Image: Newspaper article featuring a young Dr Vanessa Guthrie. Article reads: “With the Mt Lyell mine due to close in 1995, rehabilitation of the area is a pressing issue. Its owner, Renison Goldfields Consolidated Ltd, recognises this and has in place a framework for nature to reclaim what it once owned. Implementing that framework has fallen on the shoulders of RGC’s new environmental manager in Tasmania, Dr Vanessa Guthrie…” Photo supplied by Vanessa Guthrie.

Vanessa believes her education was the key to allowing her to pursue such a successful and fulfilling career.

“I was a young woman during a period of significant social change in the mid-1970s where new opportunities were presenting themselves to women in Australia, including virtually free tertiary education. That hadn’t always been the case. By law, my mother had to give up her job when she married and had her first child. She couldn’t have her own bank account because she was married and didn’t have her own income. That is only one generation ago!”

Vanessa’s education enabled her to pursue a diverse career spanning thirty years in the resources sector. She has worked in various areas: operations, corporate development, environment, community, and Indigenous affairs. Today she is a director on various major mining companies’ boards.

“My career in mining has been rewarding, challenging, confronting and inspiring,” says Vanessa. “There are times when I have felt isolated and in despair wondering if I would ever be able to reach my full potential. While I’m grateful for the opportunities mining has afforded me overall, it has at times been a tough and challenging road.”

But for Vanessa, the hardship, glass ceilings and sexism she faced (she recalls with somewhat dry humour the memory of an exploration camp field hand refusing to work another day while she, a woman, was also working there) was nothing in comparison to the lack of basic equality and respect she observed towards Aboriginal Australian women. She says it was enormously confronting seeing the combined effects of racism and sexism that Aboriginal women were dealing with in the communities she travelled to during her work in regional mine sites.

“If I thought I had it hard as a woman, that’s nothing compared to what I was seeing Aboriginal women up against.

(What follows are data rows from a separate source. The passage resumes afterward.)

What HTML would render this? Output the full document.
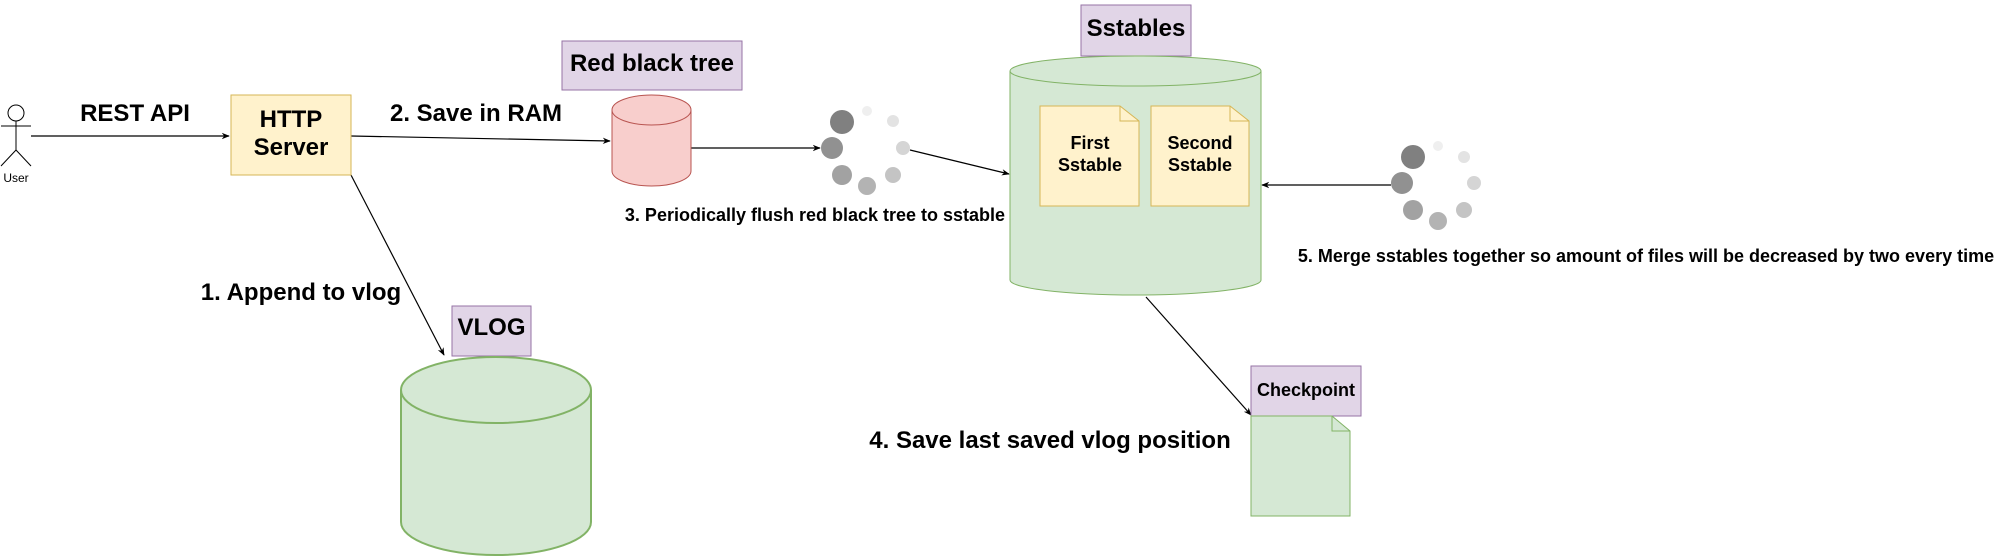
<!DOCTYPE html>
<html><head><meta charset="utf-8"><style>
html,body{margin:0;padding:0;background:#fff;}
svg{display:block;font-family:"Liberation Sans",Arial,sans-serif;font-weight:bold;}
</style></head><body>
<svg width="2001" height="557" viewBox="0 0 2001 557" xmlns="http://www.w3.org/2000/svg">
<defs>
<marker id="ah" viewBox="0 0 10 10" refX="9" refY="5" markerWidth="8" markerHeight="8" orient="auto" markerUnits="userSpaceOnUse">
<path d="M0,1 L10,5 L0,9 L3,5 Z" fill="#000"/>
</marker>
</defs>
<!-- User -->
<g stroke="#000" fill="none" stroke-width="1">
<ellipse cx="16" cy="113" rx="8" ry="8" fill="#fff"/>
<line x1="16" y1="121" x2="16" y2="150"/>
<line x1="1" y1="126" x2="31" y2="126"/>
<line x1="16" y1="150" x2="1" y2="166"/>
<line x1="16" y1="150" x2="31" y2="166"/>
</g>
<text x="16" y="182" font-size="12" font-weight="normal" text-anchor="middle">User</text>

<!-- arrows -->
<g stroke="#000" stroke-width="1.2" fill="none">
<line x1="31" y1="136" x2="229" y2="136" marker-end="url(#ah)"/>
<line x1="351" y1="136" x2="610" y2="141" marker-end="url(#ah)"/>
<line x1="691" y1="148" x2="820" y2="148" marker-end="url(#ah)"/>
<line x1="910" y1="150" x2="1009" y2="174" marker-end="url(#ah)"/>
<line x1="351" y1="175" x2="444" y2="355" marker-end="url(#ah)"/>
<line x1="1391" y1="185" x2="1262" y2="185" marker-end="url(#ah)"/>
<line x1="1146" y1="297" x2="1251" y2="415" marker-end="url(#ah)"/>
</g>

<text x="135" y="121" font-size="24" text-anchor="middle">REST API</text>

<!-- HTTP server -->
<rect x="231" y="95" width="120" height="80" fill="#fff2cc" stroke="#d6b656"/>
<text x="291" y="127" font-size="24" text-anchor="middle">HTTP</text>
<text x="291" y="155" font-size="24" text-anchor="middle">Server</text>

<text x="476" y="121" font-size="24" text-anchor="middle">2. Save in RAM</text>

<!-- Red black tree label -->
<rect x="562" y="41" width="180" height="49" fill="#e1d5e7" stroke="#9673a6"/>
<text x="652" y="71" font-size="24" text-anchor="middle">Red black tree</text>

<!-- red cylinder -->
<path d="M612,110 L612,171 A39.5,15 0 0 0 691,171 L691,110" fill="#f8cecc" stroke="#b85450"/>
<ellipse cx="651.5" cy="110" rx="39.5" ry="15" fill="#f8cecc" stroke="#b85450"/>

<!-- spinner 1 -->
<g>
<circle cx="842" cy="122" r="12" fill="#808080"/>
<circle cx="832" cy="148" r="11" fill="#919191"/>
<circle cx="842" cy="175" r="10" fill="#a2a2a2"/>
<circle cx="867" cy="186" r="9" fill="#b3b3b3"/>
<circle cx="893" cy="175" r="8" fill="#c4c4c4"/>
<circle cx="903" cy="148" r="7" fill="#d5d5d5"/>
<circle cx="893" cy="121" r="6" fill="#e3e3e3"/>
<circle cx="867" cy="111" r="5" fill="#efefef"/>
</g>
<text x="815" y="221" font-size="18" text-anchor="middle">3. Periodically flush red black tree to sstable</text>

<text x="301" y="300" font-size="24" text-anchor="middle">1. Append to vlog</text>

<!-- VLOG -->
<rect x="452" y="306" width="79" height="50" fill="#e1d5e7" stroke="#9673a6"/>
<text x="491.5" y="335" font-size="24" text-anchor="middle">VLOG</text>
<path d="M401,390 L401,522 A95,33 0 0 0 591,522 L591,390" fill="#d5e8d4" stroke="#82b366" stroke-width="2"/>
<ellipse cx="496" cy="390" rx="95" ry="33" fill="#d5e8d4" stroke="#82b366" stroke-width="2"/>

<text x="1050" y="448" font-size="24" text-anchor="middle">4. Save last saved vlog position</text>

<!-- Sstables -->
<rect x="1081" y="5" width="110" height="51" fill="#e1d5e7" stroke="#9673a6"/>
<text x="1136" y="36" font-size="24" text-anchor="middle">Sstables</text>
<path d="M1010,71 L1010,280 A125.5,15 0 0 0 1261,280 L1261,71" fill="#d5e8d4" stroke="#82b366"/>
<ellipse cx="1135.5" cy="71" rx="125.5" ry="15" fill="#d5e8d4" stroke="#82b366"/>

<path d="M1040,106 L1120,106 L1139,121 L1139,206 L1040,206 Z" fill="#fff2cc" stroke="#d6b656"/>
<path d="M1120,106 L1120,121 L1139,121" fill="none" stroke="#d6b656"/>
<text x="1090" y="149" font-size="18" text-anchor="middle">First</text>
<text x="1090" y="171" font-size="18" text-anchor="middle">Sstable</text>

<path d="M1151,106 L1230,106 L1249,121 L1249,206 L1151,206 Z" fill="#fff2cc" stroke="#d6b656"/>
<path d="M1230,106 L1230,121 L1249,121" fill="none" stroke="#d6b656"/>
<text x="1200" y="149" font-size="18" text-anchor="middle">Second</text>
<text x="1200" y="171" font-size="18" text-anchor="middle">Sstable</text>

<!-- spinner 2 -->
<g>
<circle cx="1413" cy="157" r="12" fill="#808080"/>
<circle cx="1402" cy="183" r="11" fill="#919191"/>
<circle cx="1413" cy="210" r="10" fill="#a2a2a2"/>
<circle cx="1438" cy="221" r="9" fill="#b3b3b3"/>
<circle cx="1464" cy="210" r="8" fill="#c4c4c4"/>
<circle cx="1474" cy="183" r="7" fill="#d5d5d5"/>
<circle cx="1464" cy="157" r="6" fill="#e3e3e3"/>
<circle cx="1438" cy="146" r="5" fill="#efefef"/>
</g>
<text x="1646" y="262" font-size="18" text-anchor="middle">5. Merge sstables together so amount of files will be decreased by two every time</text>

<!-- Checkpoint -->
<rect x="1251" y="366" width="110" height="50" fill="#e1d5e7" stroke="#9673a6"/>
<text x="1306" y="396" font-size="18" text-anchor="middle">Checkpoint</text>
<path d="M1251,416 L1332,416 L1350,431 L1350,516 L1251,516 Z" fill="#d5e8d4" stroke="#82b366"/>
<path d="M1332,416 L1332,431 L1350,431" fill="none" stroke="#82b366"/>
</svg>
</body></html>
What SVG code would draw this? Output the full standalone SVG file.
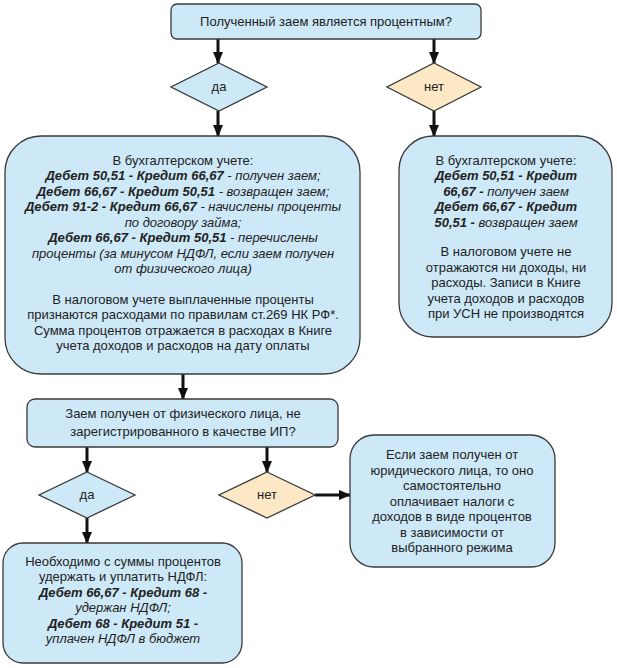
<svg xmlns="http://www.w3.org/2000/svg" width="617" height="668" viewBox="0 0 617 668">
<defs>
<style>
.box{fill:#cde9f8;stroke:#3a3a3a;stroke-width:1.3}
.no{fill:#fde8c6;stroke:#3a3a3a;stroke-width:1.3}
text{font-family:"Liberation Sans",Arial,sans-serif;font-size:13px;fill:#222;text-anchor:middle}
.b{font-weight:bold;font-style:italic}
.i{font-style:italic}
.con{stroke:#111;stroke-width:3;fill:none;marker-end:url(#ah)}
</style>
<marker id="ah" markerUnits="userSpaceOnUse" markerWidth="12" markerHeight="12" viewBox="0 0 12 12" refX="11" refY="6" orient="auto">
<path d="M0,1 L12,6 L0,11 Z" fill="#111"/>
</marker>
</defs>
<rect width="617" height="668" fill="#fff"/>
<g id="connectors">
<line class="con" x1="218" y1="39" x2="218" y2="63"/>
<line class="con" x1="434" y1="39" x2="434" y2="63"/>
<line class="con" x1="218" y1="111" x2="218" y2="136"/>
<line class="con" x1="434" y1="111" x2="434" y2="136"/>
<line class="con" x1="183" y1="374" x2="183" y2="399"/>
<line class="con" x1="87" y1="447" x2="87" y2="472"/>
<line class="con" x1="267" y1="447" x2="267" y2="472"/>
<line class="con" x1="315" y1="495" x2="350" y2="495"/>
<line class="con" x1="87" y1="518" x2="87" y2="543"/>
</g>
<g id="q1">
<rect class="box" x="171" y="4" width="310" height="35" rx="6"/>
<text x="326" y="26">Полученный заем является процентным?</text>
</g>
<g id="d1yes">
<polygon class="box" points="219,63 267,87 219,111 171,87"/>
<text x="219" y="91">да</text>
</g>
<g id="d1no">
<polygon class="no" points="434,63 481,87 434,111 387,87"/>
<text x="434" y="91">нет</text>
</g>
<g id="leftbox">
<rect class="box" x="5" y="136" width="355" height="238" rx="36"/>
<text x="183" y="165">В бухгалтерском учете:</text>
<text x="183" y="180"><tspan class="b">Дебет 50,51 - Кредит 66,67</tspan><tspan class="i"> - получен заем;</tspan></text>
<text x="183" y="196"><tspan class="b">Дебет 66,67 - Кредит 50,51</tspan><tspan class="i"> - возвращен заем;</tspan></text>
<text x="183" y="211"><tspan class="b">Дебет 91-2 - Кредит 66,67</tspan><tspan class="i"> - начислены проценты</tspan></text>
<text x="183" y="227" class="i">по договору займа;</text>
<text x="183" y="242"><tspan class="b">Дебет 66,67 - Кредит 50,51</tspan><tspan class="i"> - перечислены</tspan></text>
<text x="183" y="258" class="i">проценты (за минусом НДФЛ, если заем получен</text>
<text x="183" y="273" class="i">от физического лица)</text>
<text x="183" y="304">В налоговом учете выплаченные проценты</text>
<text x="183" y="319">признаются расходами по правилам ст.269 НК РФ*.</text>
<text x="183" y="335">Сумма процентов отражается в расходах в Книге</text>
<text x="183" y="350">учета доходов и расходов на дату оплаты</text>
</g>
<g id="rightbox">
<rect class="box" x="399" y="136" width="213" height="201" rx="34"/>
<text x="506" y="165">В бухгалтерском учете:</text>
<text x="506" y="180" class="b">Дебет 50,51 - Кредит</text>
<text x="506" y="196"><tspan class="b">66,67 -</tspan><tspan class="i"> получен заем</tspan></text>
<text x="506" y="211" class="b">Дебет 66,67 - Кредит</text>
<text x="506" y="227"><tspan class="b">50,51 -</tspan><tspan class="i"> возвращен заем</tspan></text>
<text x="506" y="256">В налоговом учете не</text>
<text x="506" y="272">отражаются ни доходы, ни</text>
<text x="506" y="287">расходы. Записи в Книге</text>
<text x="506" y="303">учета доходов и расходов</text>
<text x="506" y="318">при УСН не производятся</text>
</g>
<g id="q2">
<rect class="box" x="27" y="399" width="311" height="48" rx="8"/>
<text x="183" y="418">Заем получен от физического лица, не</text>
<text x="183" y="436">зарегистрированного в качестве ИП?</text>
</g>
<g id="d2yes">
<polygon class="box" points="87,472 135,495 87,518 39,495"/>
<text x="87" y="499">да</text>
</g>
<g id="d2no">
<polygon class="no" points="267,472 315,495 267,518 219,495"/>
<text x="267" y="499">нет</text>
</g>
<g id="rightbox2">
<rect class="box" x="350" y="435" width="205" height="132" rx="24"/>
<text x="452" y="459">Если заем получен от</text>
<text x="452" y="475">юридического лица, то оно</text>
<text x="452" y="490">самостоятельно</text>
<text x="452" y="506">оплачивает налоги с</text>
<text x="452" y="521">доходов в виде процентов</text>
<text x="452" y="537">в зависимости от</text>
<text x="452" y="552">выбранного режима</text>
</g>
<g id="bottombox">
<rect class="box" x="3" y="543" width="239" height="120" rx="20"/>
<text x="123" y="566">Необходимо с суммы процентов</text>
<text x="123" y="581">удержать и уплатить НДФЛ:</text>
<text x="123" y="597" class="b">Дебет 66,67 - Кредит 68 -</text>
<text x="123" y="612" class="i">удержан НДФЛ;</text>
<text x="123" y="628" class="b">Дебет 68 - Кредит 51 -</text>
<text x="123" y="643" class="i">уплачен НДФЛ в бюджет</text>
</g>
</svg>
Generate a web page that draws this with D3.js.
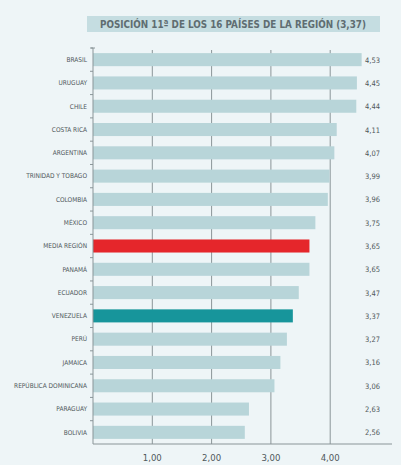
<!DOCTYPE html>
<html>
<head>
<meta charset="utf-8">
<script src="https://cdn.jsdelivr.net/npm/d3@7"></script>
<style>
  html, body { margin: 0; padding: 0; background: #eef5f7; }
  svg { display: block; }
</style>
</head>
<body>
<svg id="chart" width="401" height="465"></svg>
<script>
// Índice por país (escala 1–5)
const countries = [
  "BRASIL", "URUGUAY", "CHILE", "COSTA RICA", "ARGENTINA", "TRINIDAD Y TOBAGO",
  "COLOMBIA", "MÉXICO", "MEDIA REGIÓN", "PANAMÁ", "ECUADOR", "VENEZUELA",
  "PERÚ", "JAMAICA", "REPÚBLICA DOMINICANA", "PARAGUAY", "BOLIVIA"
];
const scores = [4.53, 4.45, 4.44, 4.11, 4.07, 3.99, 3.96, 3.75, 3.65, 3.65, 3.47, 3.37, 3.27, 3.16, 3.06, 2.63, 2.56];
const xTicks = [1, 2, 3, 4];
const title = "POSICIÓN 11ª DE LOS 16 PAÍSES DE LA REGIÓN (3,37)";

const data = countries.map((c, i) => ({ name: c, value: scores[i] }));

const es = d3.formatLocale({ decimal: ",", thousands: ".", grouping: [3], currency: ["", " €"] });
const fmt = es.format(".2f");

const svg = d3.select("#chart");
const font = "'Liberation Sans Narrow', 'DejaVu Sans Condensed', 'Liberation Sans', sans-serif";

const plotLeft = 93, plotTop = 48, plotBottom = 444;
const x = d3.scaleLinear().domain([0, 5]).range([plotLeft, plotLeft + 5 * 59.3]);
const y = d3.scaleBand().domain(countries).range([plotTop, plotBottom])
  .paddingInner(0.44).paddingOuter(0.22);

// Title box
svg.append("rect").attr("x", 87).attr("y", 16).attr("width", 293).attr("height", 16)
  .attr("fill", "#c5dde1");
svg.append("text").attr("x", 100).attr("y", 28)
  .attr("font-family", font).attr("font-weight", "bold")
  .attr("font-size", 10.5).attr("fill", "#5f6d71")
  .attr("textLength", 266).attr("lengthAdjust", "spacingAndGlyphs")
  .text(title);

// Vertical gridlines
svg.append("g").selectAll("line").data(xTicks).join("line")
  .attr("x1", d => x(d)).attr("x2", d => x(d))
  .attr("y1", plotTop + 2).attr("y2", plotBottom)
  .attr("stroke", "#8a9598").attr("stroke-width", 1);

// Bars
const barColor = d => d.name === "MEDIA REGIÓN" ? "#e5262b" : d.name === "VENEZUELA" ? "#17959b" : "#b8d5d9";
svg.append("g").selectAll("rect").data(data).join("rect")
  .attr("x", x(0)).attr("y", d => y(d.name))
  .attr("width", d => x(d.value) - x(0)).attr("height", y.bandwidth())
  .attr("fill", barColor);

// Left axis with ticks between rows
const yAxis = svg.append("g");
yAxis.append("line").attr("x1", plotLeft).attr("x2", plotLeft).attr("y1", plotTop).attr("y2", plotBottom)
  .attr("stroke", "#8a9598");
const boundaries = d3.range(countries.length).map(i => plotTop + i * y.step());
yAxis.selectAll("line.tk").data(boundaries).join("line").attr("class", "tk")
  .attr("x1", plotLeft - 3).attr("x2", plotLeft).attr("y1", d => d).attr("y2", d => d)
  .attr("stroke", "#8a9598");
yAxis.append("line").attr("x1", plotLeft - 2).attr("x2", plotLeft + 2).attr("y1", plotTop).attr("y2", plotTop)
  .attr("stroke", "#8a9598");

// Category labels
svg.append("g").selectAll("text").data(data).join("text")
  .attr("x", plotLeft - 6).attr("y", d => y(d.name) + y.bandwidth() / 2 + 2.3)
  .attr("text-anchor", "end").attr("font-family", font).attr("font-size", 6.5)
  .attr("fill", "#4f585b").text(d => d.name);

// Value labels
svg.append("g").selectAll("text").data(data).join("text")
  .attr("x", 365).attr("y", d => y(d.name) + y.bandwidth() / 2 + 3)
  .attr("font-family", font).attr("font-size", 7.5)
  .attr("fill", "#4f585b").text(d => fmt(d.value));

// Bottom axis
svg.append("line").attr("x1", plotLeft).attr("x2", 392).attr("y1", plotBottom).attr("y2", plotBottom)
  .attr("stroke", "#8a9598");
svg.append("g").selectAll("text").data(xTicks).join("text")
  .attr("x", d => x(d)).attr("y", 460.5).attr("text-anchor", "middle")
  .attr("font-family", font).attr("font-size", 9.5).attr("fill", "#4f585b")
  .text(d => fmt(d));
</script>
</body>
</html>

And what was worse was that there were even fewer opportunities available to them to get out of situations many were facing, like poverty, family challenges, discrimination, lack of self-belief. Many Aboriginal women I knew didn’t know anyone in their families or social circles who had finished school, let alone gone to university, or had experienced other barriers to education themselves.”

Vanessa says the stories she heard led her to face her own privilege as a non-Indigenous woman. She realised that women of different class, cultures, ages, abilities, ethnicities and sexualities (to name a few) were facing different kinds of prejudice to herself, and that these factors were being amplified when added on top of one another.

In 2019, Vanessa decided to do something about it. She founded the Moorditj Yorga Scholarship to support Aboriginal and Torres Strait Islander mature age women enter and succeed at Curtin University.

‘Moorditj yorga’ means ‘deadly woman’ in Nyungar language, the First Nations dialect of the Southwest region in Western Australia. ‘Deadly’ is an Aboriginal-English term to describe something that is ‘great.’ For Vanessa, the name means ‘strong woman.’

Jill*, a current Moorditj Yorga Scholarship recipient studying Indigenous Professional Practices, is a survivor of domestic violence, drug addiction and homelessness. She is using her degree to pursue a career in mental health services and have “a second chance in life.” Her dream is to support other Aboriginal people who might be experiencing the same mental health challenges she went through. In Jill’s own words, her journey from homelessness to university is “nothing short of a miracle”.

Vanessa is thrilled to see the positive impact the scholarship is having already.

“I want to live in a world where more Aboriginal and Torres Strait Islander women can build leadership roles to achieve positions of influence, not only in their own communities, but across Australia. Education can make that happen. I’ve seen it for myself, and I’ve seen it for others. The more women we have changing the dynamic at the top of industry, and different kinds of women, the quicker we will all reap the rewards that diverse leadership can deliver.”

Image: Vanessa Guthrie, 2017. Photo by AC Visuals.

*The recipient is using a different name for personal reasons.